All of the material below is to be repeated exactly.

--- --- ---

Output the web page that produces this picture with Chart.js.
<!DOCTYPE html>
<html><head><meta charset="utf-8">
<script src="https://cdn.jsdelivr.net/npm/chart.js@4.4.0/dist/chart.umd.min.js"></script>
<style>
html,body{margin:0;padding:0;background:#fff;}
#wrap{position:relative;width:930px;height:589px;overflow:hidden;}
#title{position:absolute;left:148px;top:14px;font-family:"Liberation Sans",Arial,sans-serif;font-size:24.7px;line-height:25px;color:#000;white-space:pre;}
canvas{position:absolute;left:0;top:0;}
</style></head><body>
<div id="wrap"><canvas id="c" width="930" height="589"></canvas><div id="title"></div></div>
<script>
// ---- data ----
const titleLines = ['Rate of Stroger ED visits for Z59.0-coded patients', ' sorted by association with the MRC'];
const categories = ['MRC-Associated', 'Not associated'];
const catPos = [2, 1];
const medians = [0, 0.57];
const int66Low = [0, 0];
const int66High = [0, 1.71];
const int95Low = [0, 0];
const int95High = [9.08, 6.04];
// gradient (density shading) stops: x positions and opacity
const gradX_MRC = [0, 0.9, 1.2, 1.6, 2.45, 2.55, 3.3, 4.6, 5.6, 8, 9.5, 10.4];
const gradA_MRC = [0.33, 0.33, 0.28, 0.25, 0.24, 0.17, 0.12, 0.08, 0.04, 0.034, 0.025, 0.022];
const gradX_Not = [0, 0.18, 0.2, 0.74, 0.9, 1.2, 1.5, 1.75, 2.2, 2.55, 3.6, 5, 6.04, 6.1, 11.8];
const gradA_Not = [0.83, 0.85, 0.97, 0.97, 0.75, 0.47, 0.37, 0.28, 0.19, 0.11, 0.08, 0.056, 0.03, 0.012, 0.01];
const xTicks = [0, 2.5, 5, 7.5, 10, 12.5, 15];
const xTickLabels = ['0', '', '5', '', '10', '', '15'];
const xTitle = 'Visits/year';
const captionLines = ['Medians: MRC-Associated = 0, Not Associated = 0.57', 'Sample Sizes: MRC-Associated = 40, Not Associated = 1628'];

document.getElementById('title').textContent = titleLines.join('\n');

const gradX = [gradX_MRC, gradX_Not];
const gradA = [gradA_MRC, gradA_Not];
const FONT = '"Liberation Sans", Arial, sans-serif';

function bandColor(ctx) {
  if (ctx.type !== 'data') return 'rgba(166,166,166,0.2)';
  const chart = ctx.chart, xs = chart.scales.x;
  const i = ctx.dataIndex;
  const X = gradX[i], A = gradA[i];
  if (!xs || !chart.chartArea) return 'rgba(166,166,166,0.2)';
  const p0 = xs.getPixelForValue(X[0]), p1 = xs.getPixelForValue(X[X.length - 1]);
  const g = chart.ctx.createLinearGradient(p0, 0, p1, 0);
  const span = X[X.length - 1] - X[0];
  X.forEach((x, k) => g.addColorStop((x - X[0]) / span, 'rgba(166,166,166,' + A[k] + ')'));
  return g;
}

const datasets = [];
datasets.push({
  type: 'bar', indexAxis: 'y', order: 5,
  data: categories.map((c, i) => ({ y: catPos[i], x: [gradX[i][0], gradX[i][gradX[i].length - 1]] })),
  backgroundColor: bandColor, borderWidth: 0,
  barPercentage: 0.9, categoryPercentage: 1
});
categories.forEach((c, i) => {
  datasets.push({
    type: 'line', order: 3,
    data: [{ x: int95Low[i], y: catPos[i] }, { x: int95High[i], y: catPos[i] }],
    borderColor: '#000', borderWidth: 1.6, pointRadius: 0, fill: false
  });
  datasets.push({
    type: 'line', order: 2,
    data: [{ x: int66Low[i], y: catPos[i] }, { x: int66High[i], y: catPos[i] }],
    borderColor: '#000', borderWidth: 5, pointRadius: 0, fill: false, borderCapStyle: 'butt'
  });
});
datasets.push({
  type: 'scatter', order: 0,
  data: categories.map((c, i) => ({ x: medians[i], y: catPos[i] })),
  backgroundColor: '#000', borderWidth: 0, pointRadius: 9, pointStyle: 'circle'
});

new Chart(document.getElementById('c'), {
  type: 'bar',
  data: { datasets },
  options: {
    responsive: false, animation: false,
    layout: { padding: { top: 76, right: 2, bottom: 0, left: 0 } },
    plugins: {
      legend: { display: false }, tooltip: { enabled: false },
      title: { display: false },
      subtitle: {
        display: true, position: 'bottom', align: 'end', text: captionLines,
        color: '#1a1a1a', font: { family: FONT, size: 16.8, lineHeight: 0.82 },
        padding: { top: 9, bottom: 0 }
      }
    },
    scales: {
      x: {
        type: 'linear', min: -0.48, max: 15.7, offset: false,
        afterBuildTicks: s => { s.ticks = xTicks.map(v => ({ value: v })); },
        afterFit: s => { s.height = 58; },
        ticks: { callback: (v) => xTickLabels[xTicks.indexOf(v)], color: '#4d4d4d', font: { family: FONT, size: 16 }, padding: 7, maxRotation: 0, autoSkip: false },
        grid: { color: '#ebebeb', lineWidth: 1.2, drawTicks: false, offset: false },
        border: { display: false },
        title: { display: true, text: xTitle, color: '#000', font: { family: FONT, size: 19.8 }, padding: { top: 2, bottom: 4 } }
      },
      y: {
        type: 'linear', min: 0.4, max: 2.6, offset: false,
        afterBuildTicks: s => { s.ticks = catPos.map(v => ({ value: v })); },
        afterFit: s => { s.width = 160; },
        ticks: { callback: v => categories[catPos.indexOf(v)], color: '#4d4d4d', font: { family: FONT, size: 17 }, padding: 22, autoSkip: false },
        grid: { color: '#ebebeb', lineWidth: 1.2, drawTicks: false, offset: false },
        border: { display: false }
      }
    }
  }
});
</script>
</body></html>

--- --- ---

_Problem solution_:
Output the web page that produces this picture with Chart.js.
<!DOCTYPE html>
<html><head><meta charset="utf-8">
<script src="https://cdn.jsdelivr.net/npm/chart.js@4.4.0/dist/chart.umd.min.js"></script>
<style>
html,body{margin:0;padding:0;background:#fff;}
#wrap{position:relative;width:930px;height:589px;overflow:hidden;}
#title{position:absolute;left:148px;top:14px;font-family:"Liberation Sans",Arial,sans-serif;font-size:24.7px;line-height:25px;color:#000;white-space:pre;}
canvas{position:absolute;left:0;top:0;}
</style></head><body>
<div id="wrap"><canvas id="c" width="930" height="589"></canvas><div id="title"></div></div>
<script>
// ---- data ----
const titleLines = ['Rate of Stroger ED visits for Z59.0-coded patients', ' sorted by association with the MRC'];
const categories = ['MRC-Associated', 'Not associated'];
const catPos = [2, 1];
const medians = [0, 0.57];
const int66Low = [0, 0];
const int66High = [0, 1.71];
const int95Low = [0, 0];
const int95High = [9.08, 6.04];
// gradient (density shading) stops: x positions and opacity
const gradX_MRC = [0, 0.9, 1.2, 1.6, 2.45, 2.55, 3.3, 4.6, 5.6, 8, 9.5, 10.4];
const gradA_MRC = [0.33, 0.33, 0.28, 0.25, 0.24, 0.17, 0.12, 0.08, 0.04, 0.034, 0.025, 0.022];
const gradX_Not = [0, 0.18, 0.2, 0.74, 0.9, 1.2, 1.5, 1.75, 2.2, 2.55, 3.6, 5, 6.04, 6.1, 11.8];
const gradA_Not = [0.83, 0.85, 0.97, 0.97, 0.75, 0.47, 0.37, 0.28, 0.19, 0.11, 0.08, 0.056, 0.03, 0.012, 0.01];
const xTicks = [0, 2.5, 5, 7.5, 10, 12.5, 15];
const xTickLabels = ['0', '', '5', '', '10', '', '15'];
const xTitle = 'Visits/year';
const captionLines = ['Medians: MRC-Associated = 0, Not Associated = 0.57', 'Sample Sizes: MRC-Associated = 40, Not Associated = 1628'];

document.getElementById('title').textContent = titleLines.join('\n');

const gradX = [gradX_MRC, gradX_Not];
const gradA = [gradA_MRC, gradA_Not];
const FONT = '"Liberation Sans", Arial, sans-serif';

function bandColor(ctx) {
  if (ctx.type !== 'data') return 'rgba(166,166,166,0.2)';
  const chart = ctx.chart, xs = chart.scales.x;
  const i = ctx.dataIndex;
  const X = gradX[i], A = gradA[i];
  if (!xs || !chart.chartArea) return 'rgba(166,166,166,0.2)';
  const p0 = xs.getPixelForValue(X[0]), p1 = xs.getPixelForValue(X[X.length - 1]);
  const g = chart.ctx.createLinearGradient(p0, 0, p1, 0);
  const span = X[X.length - 1] - X[0];
  X.forEach((x, k) => g.addColorStop((x - X[0]) / span, 'rgba(166,166,166,' + A[k] + ')'));
  return g;
}

const datasets = [];
datasets.push({
  type: 'bar', indexAxis: 'y', order: 5,
  data: categories.map((c, i) => ({ y: catPos[i], x: [gradX[i][0], gradX[i][gradX[i].length - 1]] })),
  backgroundColor: bandColor, borderWidth: 0,
  barPercentage: 0.9, categoryPercentage: 1
});
categories.forEach((c, i) => {
  datasets.push({
    type: 'line', order: 3,
    data: [{ x: int95Low[i], y: catPos[i] }, { x: int95High[i], y: catPos[i] }],
    borderColor: '#000', borderWidth: 1.6, pointRadius: 0, fill: false
  });
  datasets.push({
    type: 'line', order: 2,
    data: [{ x: int66Low[i], y: catPos[i] }, { x: int66High[i], y: catPos[i] }],
    borderColor: '#000', borderWidth: 5, pointRadius: 0, fill: false, borderCapStyle: 'butt'
  });
});
datasets.push({
  type: 'scatter', order: 0,
  data: categories.map((c, i) => ({ x: medians[i], y: catPos[i] })),
  backgroundColor: '#000', borderWidth: 0, pointRadius: 9, pointStyle: 'circle'
});

new Chart(document.getElementById('c'), {
  type: 'bar',
  data: { datasets },
  options: {
    responsive: false, animation: false,
    layout: { padding: { top: 76, right: 2, bottom: 0, left: 0 } },
    plugins: {
      legend: { display: false }, tooltip: { enabled: false },
      title: { display: false },
      subtitle: {
        display: true, position: 'bottom', align: 'end', text: captionLines,
        color: '#1a1a1a', font: { family: FONT, size: 16.8, lineHeight: 0.82 },
        padding: { top: 9, bottom: 0 }
      }
    },
    scales: {
      x: {
        type: 'linear', min: -0.48, max: 15.7, offset: false,
        afterBuildTicks: s => { s.ticks = xTicks.map(v => ({ value: v })); },
        afterFit: s => { s.height = 58; },
        ticks: { callback: (v) => xTickLabels[xTicks.indexOf(v)], color: '#4d4d4d', font: { family: FONT, size: 16 }, padding: 7, maxRotation: 0, autoSkip: false },
        grid: { color: '#ebebeb', lineWidth: 1.2, drawTicks: false, offset: false },
        border: { display: false },
        title: { display: true, text: xTitle, color: '#000', font: { family: FONT, size: 19.8 }, padding: { top: 2, bottom: 4 } }
      },
      y: {
        type: 'linear', min: 0.4, max: 2.6, offset: false,
        afterBuildTicks: s => { s.ticks = catPos.map(v => ({ value: v })); },
        afterFit: s => { s.width = 160; },
        ticks: { callback: v => categories[catPos.indexOf(v)], color: '#4d4d4d', font: { family: FONT, size: 17 }, padding: 22, autoSkip: false },
        grid: { color: '#ebebeb', lineWidth: 1.2, drawTicks: false, offset: false },
        border: { display: false }
      }
    }
  }
});
</script>
</body></html>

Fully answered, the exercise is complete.